It's not possible to say this on the internet without being rude so, apologies, but, why code like that? It genuinely was a struggle to parse (in my brain) your oneliner of code there. If I found this in our code base it would be a huge waste of time and energy.
I said I like to write it this way, not that I always do it.
> why code like that
It's a fun exercise.
> it would be a huge waste of time and energy
I don't fully agree on this: from the name and signature it's pretty clear what the function does, so you don't need to waste time "parsing" the details. And with unit tests it is also very low-risk.
But that's speculative, in a real project I'd just use lodash.
In production code, if I ever have clever one-liners, they're usually offset with just as many additional lines of comments to explain what it's doing and why it works. Plus, this function is generic and would probably be extracted into a utility module, anyway.
To your point, though, this one is pretty esoteric.

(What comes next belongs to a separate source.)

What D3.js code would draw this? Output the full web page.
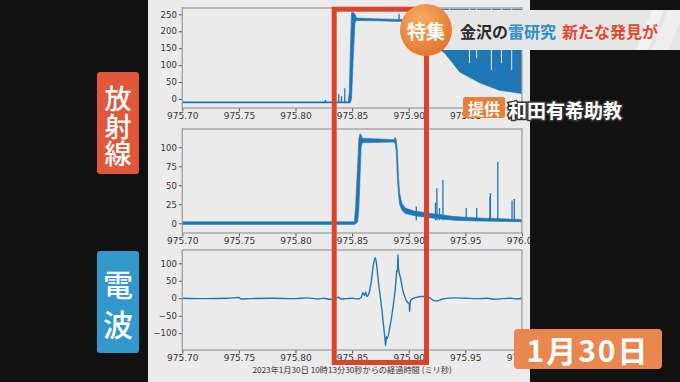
<!DOCTYPE html>
<html>
<head>
<meta charset="utf-8">
<script src="https://cdn.jsdelivr.net/npm/d3@7"></script>
<style>
body { margin: 0; background: #111; }
svg { display: block; }
</style>
</head>
<body>
<svg id="chart"></svg>
<script>
'use strict';

// axes ticks
var xTicks = [975.70, 975.75, 975.80, 975.85, 975.90, 975.95, 976.00];
var yTicks1 = [0, 50, 100, 150, 200, 250];
var yTicks2 = [0, 25, 50, 75, 100];
var yTicks3 = [-100, -50, 0, 50, 100];
var xLabel = '2023年1月30日 10時13分30秒からの経過時間 (ミリ秒)';

// 放射線 (上段) : [時刻, 下限, 上限]
var band1 = [
  [975.700, -11.5, -8.5], [975.8465, -11.5, -8.5], [975.8475, -12, 20], [975.8485, -10, 150],
  [975.8495, 0, 255], [975.851, 120, 256], [975.8525, 225, 250], [975.854, 232, 239],
  [975.870, 231, 237], [975.891, 229, 235], [975.8915, 229, 252], [975.892, 229, 235],
  [975.905, 228, 236], [975.908, 200, 262], [975.920, 165, 265], [975.932, 135, 265],
  [975.945, 80, 265], [975.963, 47, 265], [975.980, 26, 265], [975.998, 17, 265], [976.0, 16, 265]
];
var spikes1 = [[975.8264, -3], [975.8382, 14], [975.8406, 8], [975.8435, 32]];
var gaps1 = [[975.936, 150], [975.9537, 106], [975.960, 120], [975.973, 85], [975.982, 106], [975.991, 85]];

// 放射線 (中段)
var band2 = [
  [975.700, -1.5, 2], [975.852, -1.5, 2], [975.853, -1, 20], [975.855, 2, 80], [975.856, 20, 112],
  [975.857, 60, 118], [975.858, 100, 116], [975.859, 106, 112], [975.887, 107, 110],
  [975.888, 105, 113], [975.889, 95, 110], [975.890, 60, 95], [975.891, 38, 60],
  [975.892, 25, 40], [975.894, 17, 26], [975.897, 13, 20], [975.905, 10, 16],
  [975.920, 7, 13], [975.940, 4, 9], [975.960, 3, 7], [976.0, 2, 5]
];
var spikes2 = [
  [975.9067, 22], [975.9237, 27], [975.9249, 46], [975.9272, 20], [975.9302, 57],
  [975.9508, 20], [975.9601, 20], [975.9718, 35], [975.9722, 40], [975.9787, 81],
  [975.9913, 30], [975.9933, 32]
];

// 電波 (下段)
var wave3 = [
  [975.700, 0], [975.720, -1], [975.740, 0], [975.750, 2], [975.752, -2], [975.760, -1],
  [975.780, 0], [975.800, -1], [975.810, 1], [975.820, -2], [975.825, 0], [975.830, -3],
  [975.835, -1], [975.838, 3], [975.840, -2], [975.845, -1], [975.850, 0], [975.855, -2],
  [975.858, 2], [975.8595, 16], [975.861, 8], [975.862, 18], [975.863, 5], [975.865, 15],
  [975.867, 50], [975.869, 100], [975.8705, 115], [975.8715, 100], [975.8735, 40],
  [975.8755, -10], [975.8775, -70], [975.879, -115], [975.8796, -135], [975.8803, -110],
  [975.881, -115], [975.8835, -80], [975.886, -30], [975.8885, 40], [975.8895, 80],
  [975.8900, 75], [975.8905, 125], [975.891, 85], [975.893, 55], [975.895, 20],
  [975.897, 0], [975.899, -12], [975.9005, -15], [975.9008, -38], [975.9012, -18],
  [975.902, -5], [975.906, 2], [975.912, 5], [975.917, 4], [975.922, -6], [975.925, -8],
  [975.930, -2], [975.940, 1], [975.950, 0], [975.960, -1], [975.970, 0], [975.975, -3],
  [975.980, -2], [975.990, 0], [975.995, -2], [976.0, 0]
];

var width = 680, height = 382;
var blue = '#1f77b4';

var svg = d3.select('#chart')
  .attr('width', width)
  .attr('height', height);

svg.append('rect')
  .attr('width', width)
  .attr('height', height)
  .attr('fill', '#111');

var defs = svg.append('defs');
defs.append('clipPath').attr('id', 'figClip')
  .append('rect').attr('x', 148).attr('y', 0).attr('width', 382).attr('height', height);

// light figure panel
svg.append('rect')
  .attr('x', 148).attr('y', 0)
  .attr('width', 382).attr('height', height)
  .attr('fill', '#ebebeb');

var fig = svg.append('g').attr('clip-path', 'url(#figClip)');

var x = d3.scaleLinear().domain([975.70, 976.00]).range([182.3, 521.9]);

var panels = [
  { top: 8, bottom: 108, domain: [-26.6, 268.7], ticks: yTicks1 },
  { top: 129, bottom: 233, domain: [-12.8, 124.1], ticks: yTicks2 },
  { top: 250, bottom: 350, domain: [-148, 138], ticks: yTicks3 }
];

panels.forEach(function (p, i) {
  p.y = d3.scaleLinear().domain(p.domain).range([p.bottom, p.top]);
  defs.append('clipPath').attr('id', 'axClip' + i)
    .append('rect')
    .attr('x', x.range()[0]).attr('y', p.top)
    .attr('width', x.range()[1] - x.range()[0]).attr('height', p.bottom - p.top);

  var gx = fig.append('g')
    .attr('transform', 'translate(0,' + p.bottom + ')')
    .call(d3.axisBottom(x).tickValues(xTicks).tickFormat(d3.format('.2f')).tickSize(3.5).tickPadding(1.5));
  var gy = fig.append('g')
    .attr('transform', 'translate(' + x.range()[0] + ',0)')
    .call(d3.axisLeft(p.y).tickValues(p.ticks).tickSize(3.5).tickPadding(2));
  [gx, gy].forEach(function (g) {
    g.select('.domain').remove();
    g.selectAll('line').attr('stroke', '#555');
    g.selectAll('text')
      .attr('fill', '#333')
      .style('font-family', 'DejaVu Sans, sans-serif')
      .style('font-size', '9px');
  });
  gy.selectAll('text').style('font-size', '8.5px');

  p.g = fig.append('g').attr('clip-path', 'url(#axClip' + i + ')');
});

function bandArea(y) {
  return d3.area()
    .x(function (d) { return x(d[0]); })
    .y0(function (d) { return y(d[1]); })
    .y1(function (d) { return y(d[2]); });
}

// panel 1
var p1 = panels[0];
p1.g.append('path').datum(band1)
  .attr('d', bandArea(p1.y))
  .attr('fill', blue).attr('stroke', blue).attr('stroke-width', 0.6);
p1.g.selectAll('.gap').data(gaps1).enter().append('line')
  .attr('x1', function (d) { return x(d[0]); })
  .attr('x2', function (d) { return x(d[0]); })
  .attr('y1', p1.top)
  .attr('y2', function (d) { return p1.y(d[1]); })
  .attr('stroke', '#e4ecf3').attr('stroke-width', 1);
p1.g.selectAll('.spike').data(spikes1).enter().append('line')
  .attr('x1', function (d) { return x(d[0]); })
  .attr('x2', function (d) { return x(d[0]); })
  .attr('y1', p1.y(-10))
  .attr('y2', function (d) { return p1.y(d[1]); })
  .attr('stroke', blue).attr('stroke-width', 1.3);

// panel 2
var p2 = panels[1];
p2.g.append('path').datum(band2)
  .attr('d', bandArea(p2.y))
  .attr('fill', blue).attr('stroke', blue).attr('stroke-width', 0.6);
p2.g.selectAll('.spike').data(spikes2).enter().append('line')
  .attr('x1', function (d) { return x(d[0]); })
  .attr('x2', function (d) { return x(d[0]); })
  .attr('y1', p2.y(4))
  .attr('y2', function (d) { return p2.y(d[1]); })
  .attr('stroke', blue).attr('stroke-width', 1.3);

// panel 3
var p3 = panels[2];
p3.g.append('path').datum(wave3)
  .attr('d', d3.line()
    .x(function (d) { return x(d[0]); })
    .y(function (d) { return p3.y(d[1]); })
    .curve(d3.curveMonotoneX))
  .attr('fill', 'none').attr('stroke', blue).attr('stroke-width', 1.4);

// frames
panels.forEach(function (p) {
  fig.append('rect')
    .attr('x', x.range()[0]).attr('y', p.top)
    .attr('width', x.range()[1] - x.range()[0]).attr('height', p.bottom - p.top)
    .attr('fill', 'none').attr('stroke', '#9a9a9a').attr('stroke-width', 1.2);
});

fig.append('text')
  .attr('x', (x.range()[0] + x.range()[1]) / 2)
  .attr('y', 372.5)
  .attr('text-anchor', 'middle')
  .attr('fill', '#333')
  .style('font-family', 'Noto Sans CJK JP, sans-serif')
  .style('font-size', '8.2px')
  .text(xLabel);

// red highlight box
svg.append('rect')
  .attr('x', 334.2).attr('y', 9.2)
  .attr('width', 92.3).attr('height', 353.3)
  .attr('fill', 'none')
  .attr('stroke', '#d9452b').attr('stroke-width', 5);

// left labels
var jp = 'Noto Sans CJK JP, sans-serif';
function vLabel(y0, color, chars, ys, size) {
  svg.append('rect')
    .attr('x', 97).attr('y', y0).attr('width', 42).attr('height', 102)
    .attr('rx', 3).attr('fill', color);
  svg.selectAll(null).data(chars).enter().append('text')
    .attr('x', 118)
    .attr('y', function (d, i) { return ys[i]; })
    .attr('text-anchor', 'middle')
    .attr('dominant-baseline', 'central')
    .attr('fill', '#fff')
    .style('font-family', jp)
    .style('font-weight', 500)
    .style('font-size', size + 'px')
    .text(function (d) { return d; });
}
vLabel(72, '#e0583a', ['放', '射', '線'], [97, 125, 152], 27);
vLabel(251, '#3398cc', ['電', '波'], [283, 323], 30);

// title banner
svg.append('rect')
  .attr('x', 437).attr('y', 10).attr('width', 243).attr('height', 40)
  .attr('fill', '#e6e6e6');
svg.append('polygon')
  .attr('points', '636,50 652,10 664,10 648,50')
  .attr('fill', '#f2f2f2');
svg.append('polygon')
  .attr('points', '652,50 668,10 680,10 680,22 669,50')
  .attr('fill', '#efefef');

var grad = defs.append('radialGradient').attr('id', 'orangeGrad')
  .attr('cx', '40%').attr('cy', '30%').attr('r', '75%');
grad.append('stop').attr('offset', '0%').attr('stop-color', '#f5ad5e');
grad.append('stop').attr('offset', '100%').attr('stop-color', '#e3732f');
svg.append('circle')
  .attr('cx', 426).attr('cy', 30).attr('r', 26)
  .attr('fill', 'url(#orangeGrad)');
svg.append('text')
  .attr('x', 426).attr('y', 30)
  .attr('text-anchor', 'middle').attr('dominant-baseline', 'central')
  .attr('fill', '#fff')
  .style('font-family', jp).style('font-weight', 700).style('font-size', '19px')
  .text('特集');

var title = svg.append('text')
  .attr('x', 460).attr('y', 31)
  .attr('dominant-baseline', 'central')
  .style('font-family', jp).style('font-weight', 700).style('font-size', '16px');
title.append('tspan').attr('fill', '#2a2a2a').text('金沢の');
title.append('tspan').attr('fill', '#2f8fca').text('雷研究');
title.append('tspan').attr('fill', '#e0492e').attr('dx', 6).text('新たな発見が');

// credit
svg.append('rect')
  .attr('x', 463).attr('y', 97).attr('width', 42).attr('height', 21)
  .attr('rx', 2).attr('fill', '#e8803c');
svg.append('text')
  .attr('x', 484).attr('y', 108)
  .attr('text-anchor', 'middle').attr('dominant-baseline', 'central')
  .attr('fill', '#fff')
  .style('font-family', jp).style('font-weight', 700).style('font-size', '16px')
  .text('提供');
svg.append('text')
  .attr('x', 508).attr('y', 109)
  .attr('dominant-baseline', 'central')
  .attr('fill', '#fff')
  .attr('stroke', '#333').attr('stroke-width', 3).attr('paint-order', 'stroke')
  .style('font-family', jp).style('font-weight', 700).style('font-size', '19px')
  .text('和田有希助教');

// date
svg.append('rect')
  .attr('x', 514).attr('y', 329).attr('width', 148).attr('height', 40)
  .attr('rx', 4).attr('fill', '#ea8650');
svg.append('text')
  .attr('x', 588).attr('y', 349)
  .attr('text-anchor', 'middle').attr('dominant-baseline', 'central')
  .attr('fill', '#fff')
  .attr('letter-spacing', 2)
  .style('font-family', jp).style('font-weight', 700).style('font-size', '30px')
  .text('1月30日');
</script>
</body>
</html>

the trend of style over readability. google recommends avoiding list comprehensions in python yet 99% of stackoverflow python questions have some convoluted list comprehension answer
I wouldn't be so quick to write that off as a performance concern. Creating tons of unnecessary objects is JavaScript's equivalent to programming without regard for cache locality at a lower level, due to the way the JITs work.
Usually that only disallows reassignment of function arguments. For example, eslint's no-param-reassign rule by default allows modifying the properties of the function argument. However, the "props" parameter for this rule can disallow even the modification of properties of a function's argument.